Welcome to Little Washington
We invite you to visit this historic landmark fondly known as Little Washington, a small village in the foothills of the Blue Ridge Mountains with superb dining and lodging establishments, shops and businesses that win one award after another for excellence. It is considered by those who were born here, and those who settled later, a paradise in which to live, work and play.
Where else can you find in a five block by two block area one of the world’s finest hotels and restaurants: the two Michelin star/five Diamond/five Star Inn at Litle Washington, R.H.Ballards, one of the top shops in the South voted by Southern Living Magazine, and a town that still has the same two block by five block grid it did when George Washington surveyed it and laid it out over 250 years ago.
The Town of Washington is a National Historic Landmark and since the 1800s has been referred to as Little Washington to distinguish it from big Washington, DC., less than 70 miles away.
Little Washington is little, more like an English village than a town, with a population of less than 150 persons, not including two llamas, a flock of sheep and goats, and a dozen or so chickens who live in an ornate chicken house with stained glass windows. To get a sense of the whimsical, you can sit on a bench in the center of the town and watch farmers driving John Deere tractors loaded with hay bales go by and see an antique Rolls Royce or stretch limos parked near the The Inn at Little Washington.
The town’s history and architecture has elevated it to the National Register of Historic Places and the Virginia Landmarks Register. Today Washington serves as the county seat of Rappahannock County and is home not only to the famous Inn at Little Washington but also to several bed and breakfasts, shops, galleries and churches.
Whether you are looking for a romantic getaway, a gourmet weekend, a tour of Virginia’s finest wineries, hikes in the Shenandoah National Park, you will discover it all here in and surrounding Little Washington.

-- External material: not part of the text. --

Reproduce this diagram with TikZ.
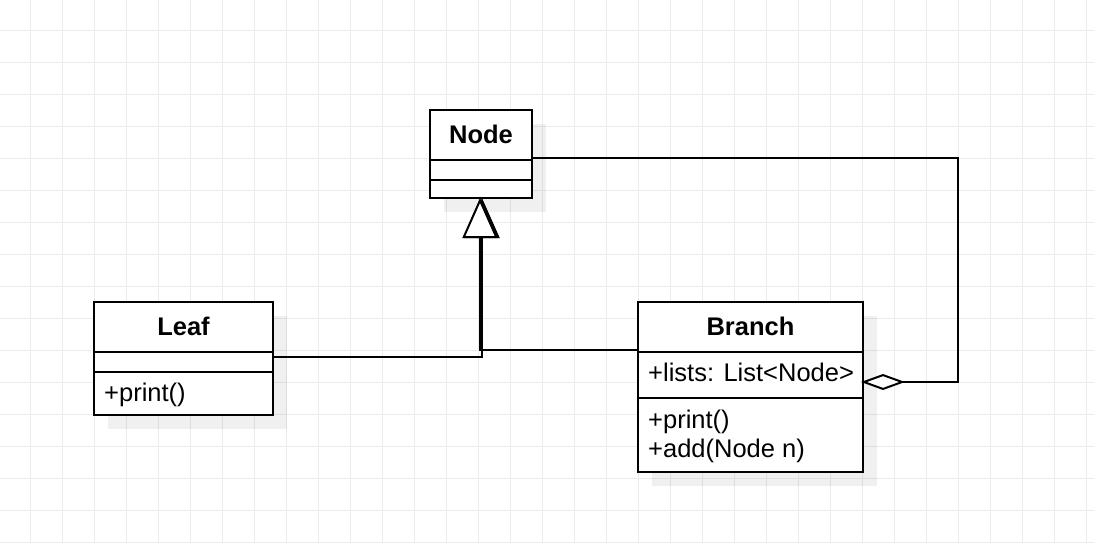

Be sure to take back with you a memory of a spectacular sunset over the Blue Ridge Mountains to hold you over for what we hope will be your next visit!

In July 1749, a 17-year old George Washington noted in his journal, “In the Blue Ridge Mountains . . . I laid off a town.” The young surveyor, assisted by two chain men, laid out the town of Washington in the same five-block by two-block grid that exists today.
The town was officially established by the Virginia Assembly in 1796. There are now 28 Washingtons in the United States, but this is “The First Washington of All.”